═══ Items ═══

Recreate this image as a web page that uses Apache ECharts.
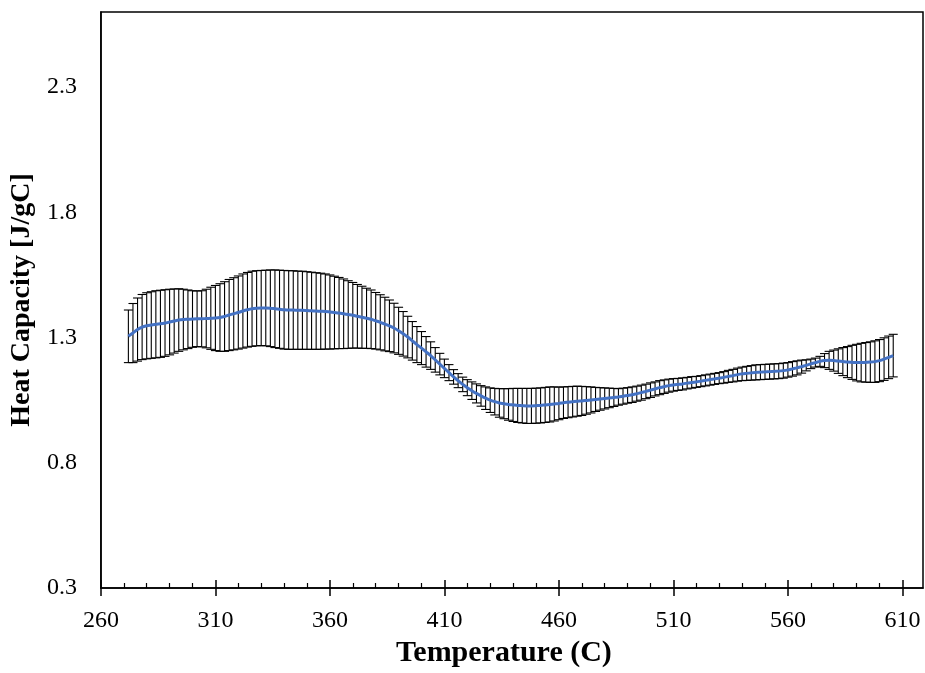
<!DOCTYPE html>
<html>
<head>
<meta charset="utf-8">
<script src="https://cdn.jsdelivr.net/npm/echarts@6/dist/echarts.min.js"></script>
<style>html,body{margin:0;padding:0;background:#fff}#c{width:925px;height:673px}</style>
</head>
<body>
<div id="c"></div>
<script>
// Temperature (C) sample positions
const temps = [
272,274,276,278,280,282,284,286,288,290,
292,294,296,298,300,302,304,306,308,310,
312,314,316,318,320,322,324,326,328,330,
332,334,336,338,340,342,344,346,348,350,
352,354,356,358,360,362,364,366,368,370,
372,374,376,378,380,382,384,386,388,390,
392,394,396,398,400,402,404,406,408,410,
412,414,416,418,420,422,424,426,428,430,
432,434,436,438,440,442,444,446,448,450,
452,454,456,458,460,462,464,466,468,470,
472,474,476,478,480,482,484,486,488,490,
492,494,496,498,500,502,504,506,508,510,
512,514,516,518,520,522,524,526,528,530,
532,534,536,538,540,542,544,546,548,550,
552,554,556,558,560,562,564,566,568,570,
572,574,576,578,580,582,584,586,588,590,
592,594,596,598,600,602,604,606];
// Mean heat capacity [J/gC]
const meanCp = [
1.305,1.318,1.332,1.342,1.347,1.350,1.353,1.355,1.358,1.362,
1.366,1.370,1.372,1.373,1.374,1.375,1.375,1.376,1.377,1.378,
1.380,1.384,1.390,1.395,1.400,1.406,1.411,1.415,1.417,1.418,
1.418,1.417,1.415,1.413,1.411,1.410,1.410,1.409,1.409,1.408,
1.407,1.406,1.405,1.404,1.402,1.400,1.398,1.395,1.392,1.389,
1.385,1.381,1.377,1.373,1.367,1.361,1.354,1.347,1.338,1.327,
1.315,1.302,1.287,1.272,1.258,1.243,1.228,1.211,1.194,1.177,
1.160,1.143,1.128,1.113,1.100,1.088,1.077,1.067,1.058,1.050,
1.044,1.039,1.036,1.033,1.031,1.029,1.028,1.027,1.027,1.028,
1.029,1.031,1.033,1.035,1.037,1.040,1.042,1.044,1.046,1.047,
1.049,1.051,1.053,1.055,1.057,1.059,1.061,1.063,1.066,1.069,
1.072,1.076,1.080,1.085,1.090,1.095,1.100,1.104,1.108,1.111,
1.113,1.115,1.118,1.121,1.123,1.126,1.129,1.132,1.135,1.138,
1.141,1.145,1.148,1.152,1.155,1.157,1.159,1.161,1.162,1.163,
1.164,1.165,1.166,1.168,1.171,1.175,1.179,1.184,1.189,1.195,
1.200,1.205,1.208,1.209,1.208,1.206,1.204,1.202,1.201,1.200,
1.200,1.201,1.202,1.204,1.208,1.214,1.221,1.228];
// Error (half-height of error bar)
const errCp = [
0.105,0.118,0.126,0.130,0.132,0.133,0.134,0.134,0.133,0.131,
0.128,0.125,0.121,0.117,0.113,0.111,0.112,0.117,0.124,0.130,
0.135,0.139,0.142,0.144,0.146,0.148,0.149,0.150,0.150,0.150,
0.151,0.153,0.155,0.156,0.157,0.157,0.157,0.156,0.156,0.155,
0.154,0.153,0.152,0.150,0.148,0.145,0.142,0.139,0.135,0.131,
0.127,0.124,0.120,0.117,0.113,0.110,0.107,0.103,0.099,0.094,
0.089,0.083,0.077,0.072,0.066,0.061,0.055,0.049,0.043,0.037,
0.032,0.029,0.028,0.029,0.032,0.035,0.038,0.041,0.045,0.049,
0.053,0.057,0.060,0.063,0.066,0.068,0.069,0.070,0.070,0.070,
0.070,0.070,0.070,0.068,0.065,0.063,0.062,0.061,0.060,0.058,
0.055,0.052,0.048,0.045,0.042,0.039,0.036,0.033,0.032,0.031,
0.031,0.030,0.030,0.029,0.029,0.028,0.028,0.027,0.026,0.025,
0.024,0.024,0.023,0.023,0.022,0.022,0.022,0.022,0.022,0.022,
0.023,0.024,0.025,0.026,0.027,0.028,0.029,0.030,0.030,0.030,
0.030,0.030,0.030,0.030,0.029,0.029,0.028,0.026,0.022,0.019,
0.018,0.020,0.028,0.036,0.042,0.049,0.056,0.062,0.068,0.073,
0.077,0.079,0.081,0.083,0.084,0.085,0.085,0.085];
// Tick labels
const xMajorTicks = [260,310,360,410,460,510,560,610];
const xMinorTicks = [270,280,290,300,320,330,340,350,370,380,390,400,420,430,440,450,470,480,490,500,520,530,540,550,570,580,590,600];
const yTicks = [0.3,0.8,1.3,1.8,2.3];

const lineData = temps.map((t,i)=>[t, meanCp[i]]);
const barData = temps.map((t,i)=>[t, meanCp[i]-errCp[i], meanCp[i]+errCp[i]]);

const FONT = '"Liberation Serif","Times New Roman",serif';
const X_MIN = 260, X_MAX = 619, Y_MIN = 0.3, Y_MAX = 2.6;

function baseX(extra){
  return Object.assign({
    type:'value', min:X_MIN, max:X_MAX, gridIndex:0, position:'bottom',
    splitLine:{show:false}, axisLine:{show:false}, axisLabel:{show:false},
    axisTick:{show:false}, minorTick:{show:false}
  }, extra);
}

const chart = echarts.init(document.getElementById('c'), null, {renderer:'canvas'});
chart.setOption({
  backgroundColor:'#ffffff',
  animation:false,
  grid:{left:98, right:2, top:12, bottom:81, show:true, borderColor:'#000', borderWidth:1.5, backgroundColor:'#fff'},
  xAxis:[
    baseX({
      axisLine:{show:true, lineStyle:{color:'#000', width:1.5}},
      axisTick:{show:true, inside:false, length:8, customValues:xMajorTicks, lineStyle:{color:'#000', width:1.5}},
      axisLabel:{show:true, customValues:xMajorTicks, color:'#000', fontFamily:FONT, fontSize:24, margin:21},
      name:'Temperature (C)', nameLocation:'middle', nameGap:50,
      nameTextStyle:{color:'#000', fontFamily:FONT, fontSize:30, fontWeight:'bold', padding:[0,16,0,0]}
    }),
    baseX({axisTick:{show:true, inside:true, length:8, customValues:xMajorTicks, lineStyle:{color:'#000', width:1.5}}}),
    baseX({axisTick:{show:true, inside:true, length:5, customValues:xMinorTicks, lineStyle:{color:'#000', width:1.2}}})
  ],
  yAxis:{
    type:'value', min:Y_MIN, max:Y_MAX, gridIndex:0,
    splitLine:{show:false},
    axisLine:{show:true, lineStyle:{color:'#000', width:1.5}},
    axisTick:{show:false},
    axisLabel:{customValues:yTicks, color:'#000', fontFamily:FONT, fontSize:24, margin:24, formatter:v=>Number(v).toFixed(1)},
    name:'Heat Capacity [J/gC]', nameLocation:'middle', nameGap:58,
    nameTextStyle:{color:'#000', fontFamily:FONT, fontSize:28, fontWeight:'bold'}
  },
  series:[
    {
      type:'custom', xAxisIndex:0, yAxisIndex:0, data:barData, z:2,
      renderItem:function(params, api){
        const x = api.value(0), lo = api.value(1), hi = api.value(2);
        const pH = api.coord([x, hi]), pL = api.coord([x, lo]);
        const w = 4.5;
        const st = {stroke:'#000', lineWidth:1.1};
        return {type:'group', children:[
          {type:'line', shape:{x1:pH[0], y1:pH[1], x2:pL[0], y2:pL[1]}, style:st},
          {type:'line', shape:{x1:pH[0]-w, y1:pH[1], x2:pH[0]+w, y2:pH[1]}, style:st},
          {type:'line', shape:{x1:pL[0]-w, y1:pL[1], x2:pL[0]+w, y2:pL[1]}, style:st}
        ]};
      }
    },
    {
      type:'line', xAxisIndex:0, yAxisIndex:0, data:lineData, z:5,
      showSymbol:false, symbol:'none', smooth:0.3,
      lineStyle:{color:'#4472C4', width:3}
    }
  ]
});
</script>
</body>
</html>
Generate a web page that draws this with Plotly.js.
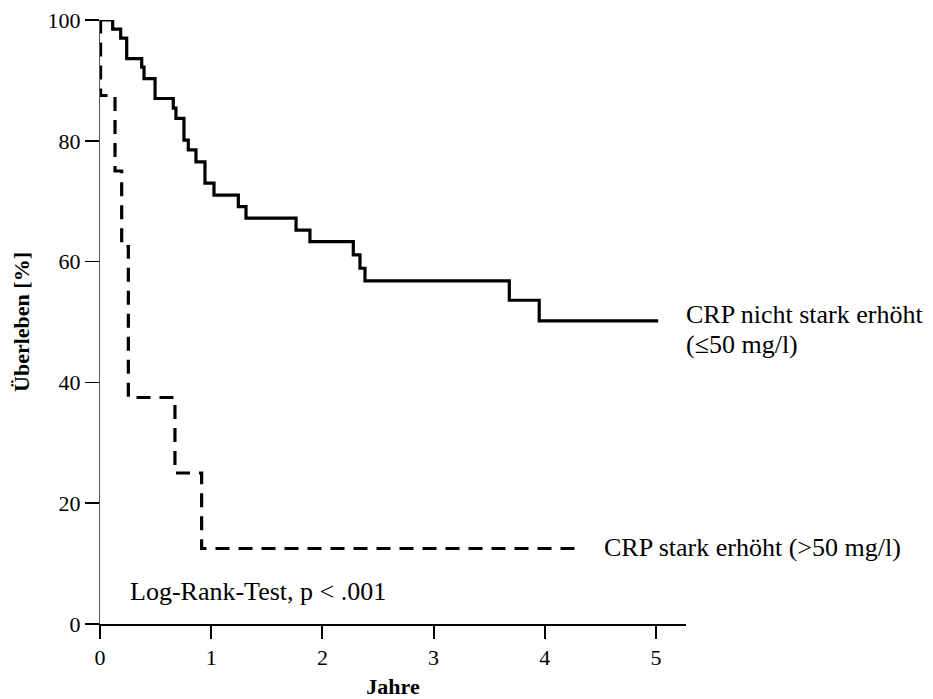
<!DOCTYPE html>
<html>
<head>
<meta charset="utf-8">
<script src="https://cdn.plot.ly/plotly-3.0.1.min.js"></script>
<style>html,body{margin:0;padding:0;background:#fff;}#chart{width:933px;height:699px;}</style>
</head>
<body>
<div id="chart"></div>
<script>
// Kaplan-Meier step data (years, survival %)
const lowTimes = [0, 0.114, 0.186, 0.240, 0.375, 0.396, 0.495, 0.659, 0.683, 0.755, 0.794, 0.863, 0.944, 1.025, 1.244, 1.313, 1.763, 1.888, 2.278, 2.338, 2.383, 3.681, 3.95, 5.02];
const lowSurv  = [100, 98.5, 97, 93.6, 92.2, 90.3, 87, 85.4, 83.7, 80.1, 78.5, 76.5, 73, 71, 69.1, 67.2, 65.2, 63.3, 61.1, 58.9, 56.8, 53.6, 50.2, 50.2];
const highTimes = [0, 0.005, 0.135, 0.195, 0.255, 0.674, 0.914, 4.30];
const highSurv  = [100, 87.5, 75, 62.5, 37.5, 25, 12.5, 12.5];
const xTicks = [0, 1, 2, 3, 4, 5];
const yTicks = [0, 20, 40, 60, 80, 100];
const labelLow = ["CRP nicht stark erhöht", "(≤50 mg/l)"];
const labelHigh = "CRP stark erhöht (>50 mg/l)";
const testLabel = "Log-Rank-Test, p < .001";

const font = "'Liberation Serif', 'Times New Roman', serif";

const traces = [
  {x: lowTimes, y: lowSurv, mode: "lines", line: {shape: "hv", color: "#000", width: 3.2}, showlegend: false, hoverinfo: "skip"},
  {x: highTimes, y: highSurv, mode: "lines", line: {shape: "hv", color: "#000", width: 3.2, dash: "14px,9px"}, showlegend: false, hoverinfo: "skip"}
];

const annFont = {family: font, size: 26, color: "#000"};

const layout = {
  width: 933, height: 699,
  margin: {l: 100, r: 247, t: 20, b: 75},
  paper_bgcolor: "#fff", plot_bgcolor: "#fff",
  font: {family: font, color: "#000", size: 22},
  xaxis: {
    range: [0, 5.27], tickvals: xTicks, ticktext: xTicks.map(String),
    showgrid: false, zeroline: false, showline: true, linecolor: "#000", linewidth: 1.5,
    ticks: "outside", ticklen: 13, tickwidth: 2, tickcolor: "#000",
    tickfont: {family: font, size: 22, color: "#000"},
    title: {text: "<b>Jahre</b>", font: {family: font, size: 22, color: "#000"}, standoff: 16}
  },
  yaxis: {
    range: [0, 100], tickvals: yTicks, ticktext: yTicks.map(String),
    showgrid: false, zeroline: false, showline: true, linecolor: "#555", linewidth: 1,
    ticks: "outside", ticklen: 14, tickwidth: 1.5, tickcolor: "#000",
    tickfont: {family: font, size: 22, color: "#000"},
    title: {text: "<b>Überleben [%]</b>", font: {family: font, size: 22, color: "#000"}, standoff: 11}
  },
  annotations: [
    {x: 5.27, y: 51.2, xref: "x", yref: "y", xanchor: "left", yanchor: "middle", xshift: -2, showarrow: false,
     text: labelLow[0], font: annFont},
    {x: 5.27, y: 46.2, xref: "x", yref: "y", xanchor: "left", yanchor: "middle", xshift: -2, showarrow: false,
     text: labelLow[1], font: annFont},
    {x: 4.532, y: 12.6, xref: "x", yref: "y", xanchor: "left", yanchor: "middle", xshift: -2, showarrow: false,
     text: labelHigh, font: annFont},
    {x: 0.27, y: 5.3, xref: "x", yref: "y", xanchor: "left", yanchor: "middle", xshift: -2, showarrow: false,
     text: testLabel, font: annFont}
  ]
};

Plotly.newPlot("chart", traces, layout, {displayModeBar: false, staticPlot: true});
</script>
</body>
</html>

═══

Goal of the exercise:
Take the stretch from the line containing "Generate a web" through the line containing "Serif', 'Times New" and reproduce it exactly, both ends included. Omit the pictures.

Full solution:
Generate a web page that draws this with Plotly.js.
<!DOCTYPE html>
<html>
<head>
<meta charset="utf-8">
<script src="https://cdn.plot.ly/plotly-3.0.1.min.js"></script>
<style>html,body{margin:0;padding:0;background:#fff;}#chart{width:933px;height:699px;}</style>
</head>
<body>
<div id="chart"></div>
<script>
// Kaplan-Meier step data (years, survival %)
const lowTimes = [0, 0.114, 0.186, 0.240, 0.375, 0.396, 0.495, 0.659, 0.683, 0.755, 0.794, 0.863, 0.944, 1.025, 1.244, 1.313, 1.763, 1.888, 2.278, 2.338, 2.383, 3.681, 3.95, 5.02];
const lowSurv  = [100, 98.5, 97, 93.6, 92.2, 90.3, 87, 85.4, 83.7, 80.1, 78.5, 76.5, 73, 71, 69.1, 67.2, 65.2, 63.3, 61.1, 58.9, 56.8, 53.6, 50.2, 50.2];
const highTimes = [0, 0.005, 0.135, 0.195, 0.255, 0.674, 0.914, 4.30];
const highSurv  = [100, 87.5, 75, 62.5, 37.5, 25, 12.5, 12.5];
const xTicks = [0, 1, 2, 3, 4, 5];
const yTicks = [0, 20, 40, 60, 80, 100];
const labelLow = ["CRP nicht stark erhöht", "(≤50 mg/l)"];
const labelHigh = "CRP stark erhöht (>50 mg/l)";
const testLabel = "Log-Rank-Test, p < .001";

const font = "'Liberation Serif', 'Times New Roman', serif";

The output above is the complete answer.